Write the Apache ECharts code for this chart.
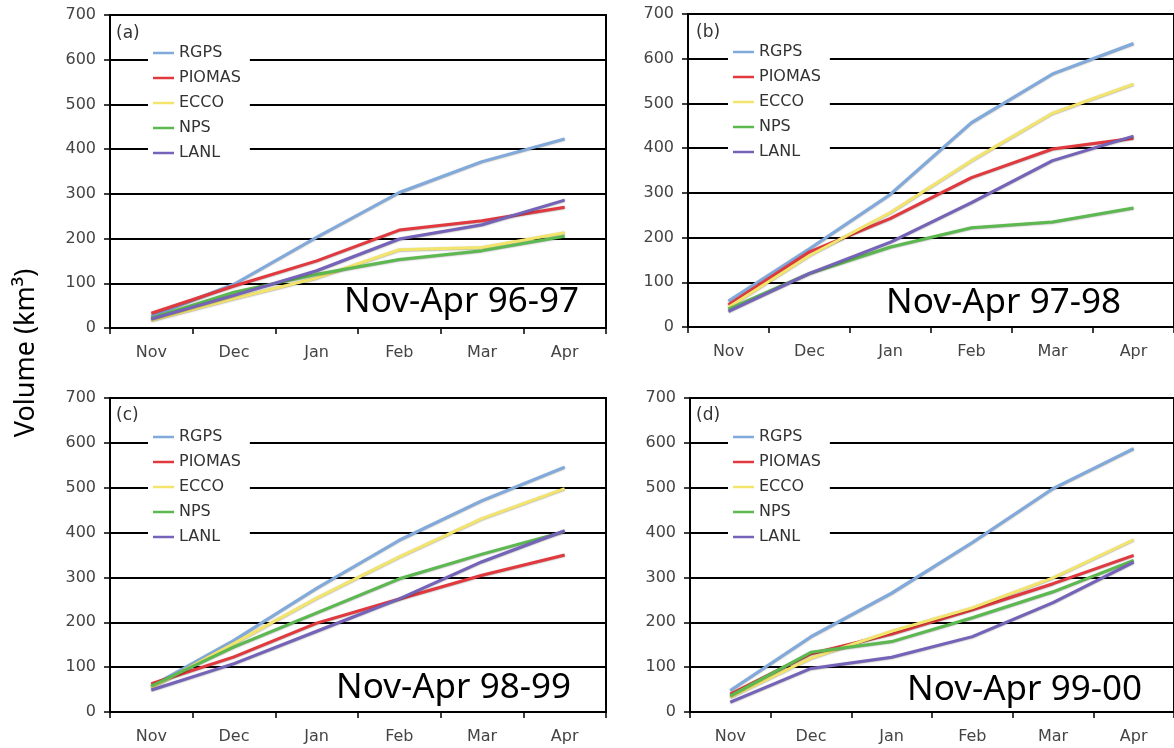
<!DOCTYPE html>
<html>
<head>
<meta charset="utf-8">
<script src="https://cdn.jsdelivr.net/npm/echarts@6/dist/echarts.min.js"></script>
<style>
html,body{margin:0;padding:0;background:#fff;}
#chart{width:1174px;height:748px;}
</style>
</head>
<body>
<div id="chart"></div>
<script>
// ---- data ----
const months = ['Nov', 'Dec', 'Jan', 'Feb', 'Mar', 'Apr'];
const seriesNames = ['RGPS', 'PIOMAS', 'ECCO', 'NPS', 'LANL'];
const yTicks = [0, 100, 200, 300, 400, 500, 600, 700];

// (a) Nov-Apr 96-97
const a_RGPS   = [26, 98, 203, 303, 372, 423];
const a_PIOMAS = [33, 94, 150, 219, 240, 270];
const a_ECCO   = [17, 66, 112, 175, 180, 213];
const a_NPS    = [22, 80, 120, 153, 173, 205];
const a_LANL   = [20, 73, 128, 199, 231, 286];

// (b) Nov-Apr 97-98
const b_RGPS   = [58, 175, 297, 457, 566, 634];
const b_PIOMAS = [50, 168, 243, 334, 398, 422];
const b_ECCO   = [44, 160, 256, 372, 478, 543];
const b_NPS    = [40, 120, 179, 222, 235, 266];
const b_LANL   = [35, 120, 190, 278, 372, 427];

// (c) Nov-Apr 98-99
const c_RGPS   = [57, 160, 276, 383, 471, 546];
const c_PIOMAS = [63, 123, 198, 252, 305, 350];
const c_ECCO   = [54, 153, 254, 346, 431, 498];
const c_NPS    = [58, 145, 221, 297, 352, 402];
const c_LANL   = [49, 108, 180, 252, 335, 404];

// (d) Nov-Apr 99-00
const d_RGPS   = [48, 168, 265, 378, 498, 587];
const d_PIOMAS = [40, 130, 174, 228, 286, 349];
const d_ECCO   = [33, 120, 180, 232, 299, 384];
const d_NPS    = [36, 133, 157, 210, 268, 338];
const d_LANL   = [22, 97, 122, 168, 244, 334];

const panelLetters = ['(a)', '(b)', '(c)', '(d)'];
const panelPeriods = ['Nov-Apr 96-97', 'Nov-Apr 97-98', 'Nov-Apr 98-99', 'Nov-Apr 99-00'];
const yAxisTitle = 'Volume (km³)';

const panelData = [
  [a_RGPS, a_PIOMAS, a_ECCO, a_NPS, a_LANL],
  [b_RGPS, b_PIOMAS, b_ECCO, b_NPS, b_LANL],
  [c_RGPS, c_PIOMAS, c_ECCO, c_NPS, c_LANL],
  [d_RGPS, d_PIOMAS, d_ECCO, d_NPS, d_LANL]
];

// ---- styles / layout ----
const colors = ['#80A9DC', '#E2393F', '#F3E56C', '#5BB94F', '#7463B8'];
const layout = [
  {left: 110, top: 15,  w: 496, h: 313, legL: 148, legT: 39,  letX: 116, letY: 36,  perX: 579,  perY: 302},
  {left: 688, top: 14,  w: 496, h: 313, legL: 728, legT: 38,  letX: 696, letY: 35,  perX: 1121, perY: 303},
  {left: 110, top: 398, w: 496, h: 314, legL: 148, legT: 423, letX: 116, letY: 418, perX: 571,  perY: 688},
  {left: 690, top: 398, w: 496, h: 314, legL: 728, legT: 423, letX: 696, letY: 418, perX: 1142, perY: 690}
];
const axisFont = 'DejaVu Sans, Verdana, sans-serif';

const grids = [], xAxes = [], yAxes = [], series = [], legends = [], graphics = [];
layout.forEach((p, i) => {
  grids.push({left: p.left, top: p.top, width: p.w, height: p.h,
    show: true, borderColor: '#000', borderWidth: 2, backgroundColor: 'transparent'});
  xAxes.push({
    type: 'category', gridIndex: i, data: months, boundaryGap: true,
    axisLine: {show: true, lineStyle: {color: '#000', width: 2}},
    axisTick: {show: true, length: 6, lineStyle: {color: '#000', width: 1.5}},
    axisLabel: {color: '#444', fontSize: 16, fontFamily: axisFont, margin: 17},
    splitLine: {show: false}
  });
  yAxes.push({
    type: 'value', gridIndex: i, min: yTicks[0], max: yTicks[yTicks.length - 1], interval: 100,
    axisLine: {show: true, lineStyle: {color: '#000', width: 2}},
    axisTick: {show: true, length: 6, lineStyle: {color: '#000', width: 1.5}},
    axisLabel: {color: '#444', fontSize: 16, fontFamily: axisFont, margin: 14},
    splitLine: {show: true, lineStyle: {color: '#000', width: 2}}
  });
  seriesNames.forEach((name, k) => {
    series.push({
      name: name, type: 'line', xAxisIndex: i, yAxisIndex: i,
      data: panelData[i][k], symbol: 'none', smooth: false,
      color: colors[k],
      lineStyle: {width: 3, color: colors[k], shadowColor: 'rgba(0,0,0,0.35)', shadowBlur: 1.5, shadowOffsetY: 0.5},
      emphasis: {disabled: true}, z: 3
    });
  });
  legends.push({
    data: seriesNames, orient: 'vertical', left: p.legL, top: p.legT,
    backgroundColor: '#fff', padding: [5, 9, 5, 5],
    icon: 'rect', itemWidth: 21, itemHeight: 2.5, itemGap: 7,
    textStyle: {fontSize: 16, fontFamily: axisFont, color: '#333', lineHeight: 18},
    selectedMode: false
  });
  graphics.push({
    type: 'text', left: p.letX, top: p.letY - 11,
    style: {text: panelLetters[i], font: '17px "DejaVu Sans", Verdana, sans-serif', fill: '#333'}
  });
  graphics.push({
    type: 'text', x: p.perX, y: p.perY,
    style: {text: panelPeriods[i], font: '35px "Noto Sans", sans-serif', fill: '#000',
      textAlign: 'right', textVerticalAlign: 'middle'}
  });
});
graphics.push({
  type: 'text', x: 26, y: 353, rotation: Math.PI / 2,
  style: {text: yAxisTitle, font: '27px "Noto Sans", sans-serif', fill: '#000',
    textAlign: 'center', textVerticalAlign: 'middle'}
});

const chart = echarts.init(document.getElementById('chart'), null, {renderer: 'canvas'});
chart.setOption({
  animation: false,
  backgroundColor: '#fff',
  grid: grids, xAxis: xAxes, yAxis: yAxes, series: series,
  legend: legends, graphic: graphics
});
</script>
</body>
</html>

......

What is needed -> Please write out all of the material above without changing a word, and omit any pictures.

Task result ->
Write the Apache ECharts code for this chart.
<!DOCTYPE html>
<html>
<head>
<meta charset="utf-8">
<script src="https://cdn.jsdelivr.net/npm/echarts@6/dist/echarts.min.js"></script>
<style>
html,body{margin:0;padding:0;background:#fff;}
#chart{width:1174px;height:748px;}
</style>
</head>
<body>
<div id="chart"></div>
<script>
// ---- data ----
const months = ['Nov', 'Dec', 'Jan', 'Feb', 'Mar', 'Apr'];
const seriesNames = ['RGPS', 'PIOMAS', 'ECCO', 'NPS', 'LANL'];
const yTicks = [0, 100, 200, 300, 400, 500, 600, 700];

// (a) Nov-Apr 96-97
const a_RGPS   = [26, 98, 203, 303, 372, 423];
const a_PIOMAS = [33, 94, 150, 219, 240, 270];
const a_ECCO   = [17, 66, 112, 175, 180, 213];
const a_NPS    = [22, 80, 120, 153, 173, 205];
const a_LANL   = [20, 73, 128, 199, 231, 286];

// (b) Nov-Apr 97-98
const b_RGPS   = [58, 175, 297, 457, 566, 634];
const b_PIOMAS = [50, 168, 243, 334, 398, 422];
const b_ECCO   = [44, 160, 256, 372, 478, 543];
const b_NPS    = [40, 120, 179, 222, 235, 266];
const b_LANL   = [35, 120, 190, 278, 372, 427];

// (c) Nov-Apr 98-99
const c_RGPS   = [57, 160, 276, 383, 471, 546];
const c_PIOMAS = [63, 123, 198, 252, 305, 350];
const c_ECCO   = [54, 153, 254, 346, 431, 498];
const c_NPS    = [58, 145, 221, 297, 352, 402];
const c_LANL   = [49, 108, 180, 252, 335, 404];

// (d) Nov-Apr 99-00
const d_RGPS   = [48, 168, 265, 378, 498, 587];
const d_PIOMAS = [40, 130, 174, 228, 286, 349];
const d_ECCO   = [33, 120, 180, 232, 299, 384];
const d_NPS    = [36, 133, 157, 210, 268, 338];
const d_LANL   = [22, 97, 122, 168, 244, 334];

const panelLetters = ['(a)', '(b)', '(c)', '(d)'];
const panelPeriods = ['Nov-Apr 96-97', 'Nov-Apr 97-98', 'Nov-Apr 98-99', 'Nov-Apr 99-00'];
const yAxisTitle = 'Volume (km³)';

const panelData = [
  [a_RGPS, a_PIOMAS, a_ECCO, a_NPS, a_LANL],
  [b_RGPS, b_PIOMAS, b_ECCO, b_NPS, b_LANL],
  [c_RGPS, c_PIOMAS, c_ECCO, c_NPS, c_LANL],
  [d_RGPS, d_PIOMAS, d_ECCO, d_NPS, d_LANL]
];

// ---- styles / layout ----
const colors = ['#80A9DC', '#E2393F', '#F3E56C', '#5BB94F', '#7463B8'];
const layout = [
  {left: 110, top: 15,  w: 496, h: 313, legL: 148, legT: 39,  letX: 116, letY: 36,  perX: 579,  perY: 302},
  {left: 688, top: 14,  w: 496, h: 313, legL: 728, legT: 38,  letX: 696, letY: 35,  perX: 1121, perY: 303},
  {left: 110, top: 398, w: 496, h: 314, legL: 148, legT: 423, letX: 116, letY: 418, perX: 571,  perY: 688},
  {left: 690, top: 398, w: 496, h: 314, legL: 728, legT: 423, letX: 696, letY: 418, perX: 1142, perY: 690}
];
const axisFont = 'DejaVu Sans, Verdana, sans-serif';

const grids = [], xAxes = [], yAxes = [], series = [], legends = [], graphics = [];
layout.forEach((p, i) => {
  grids.push({left: p.left, top: p.top, width: p.w, height: p.h,
    show: true, borderColor: '#000', borderWidth: 2, backgroundColor: 'transparent'});
  xAxes.push({
    type: 'category', gridIndex: i, data: months, boundaryGap: true,
    axisLine: {show: true, lineStyle: {color: '#000', width: 2}},
    axisTick: {show: true, length: 6, lineStyle: {color: '#000', width: 1.5}},
    axisLabel: {color: '#444', fontSize: 16, fontFamily: axisFont, margin: 17},
    splitLine: {show: false}
  });
  yAxes.push({
    type: 'value', gridIndex: i, min: yTicks[0], max: yTicks[yTicks.length - 1], interval: 100,
    axisLine: {show: true, lineStyle: {color: '#000', width: 2}},
    axisTick: {show: true, length: 6, lineStyle: {color: '#000', width: 1.5}},
    axisLabel: {color: '#444', fontSize: 16, fontFamily: axisFont, margin: 14},
    splitLine: {show: true, lineStyle: {color: '#000', width: 2}}
  });
  seriesNames.forEach((name, k) => {
    series.push({
      name: name, type: 'line', xAxisIndex: i, yAxisIndex: i,
      data: panelData[i][k], symbol: 'none', smooth: false,
      color: colors[k],
      lineStyle: {width: 3, color: colors[k], shadowColor: 'rgba(0,0,0,0.35)', shadowBlur: 1.5, shadowOffsetY: 0.5},
      emphasis: {disabled: true}, z: 3
    });
  });
  legends.push({
    data: seriesNames, orient: 'vertical', left: p.legL, top: p.legT,
    backgroundColor: '#fff', padding: [5, 9, 5, 5],
    icon: 'rect', itemWidth: 21, itemHeight: 2.5, itemGap: 7,
    textStyle: {fontSize: 16, fontFamily: axisFont, color: '#333', lineHeight: 18},
    selectedMode: false
  });
  graphics.push({
    type: 'text', left: p.letX, top: p.letY - 11,
    style: {text: panelLetters[i], font: '17px "DejaVu Sans", Verdana, sans-serif', fill: '#333'}
  });
  graphics.push({
    type: 'text', x: p.perX, y: p.perY,
    style: {text: panelPeriods[i], font: '35px "Noto Sans", sans-serif', fill: '#000',
      textAlign: 'right', textVerticalAlign: 'middle'}
  });
});
graphics.push({
  type: 'text', x: 26, y: 353, rotation: Math.PI / 2,
  style: {text: yAxisTitle, font: '27px "Noto Sans", sans-serif', fill: '#000',
    textAlign: 'center', textVerticalAlign: 'middle'}
});

const chart = echarts.init(document.getElementById('chart'), null, {renderer: 'canvas'});
chart.setOption({
  animation: false,
  backgroundColor: '#fff',
  grid: grids, xAxis: xAxes, yAxis: yAxes, series: series,
  legend: legends, graphic: graphics
});
</script>
</body>
</html>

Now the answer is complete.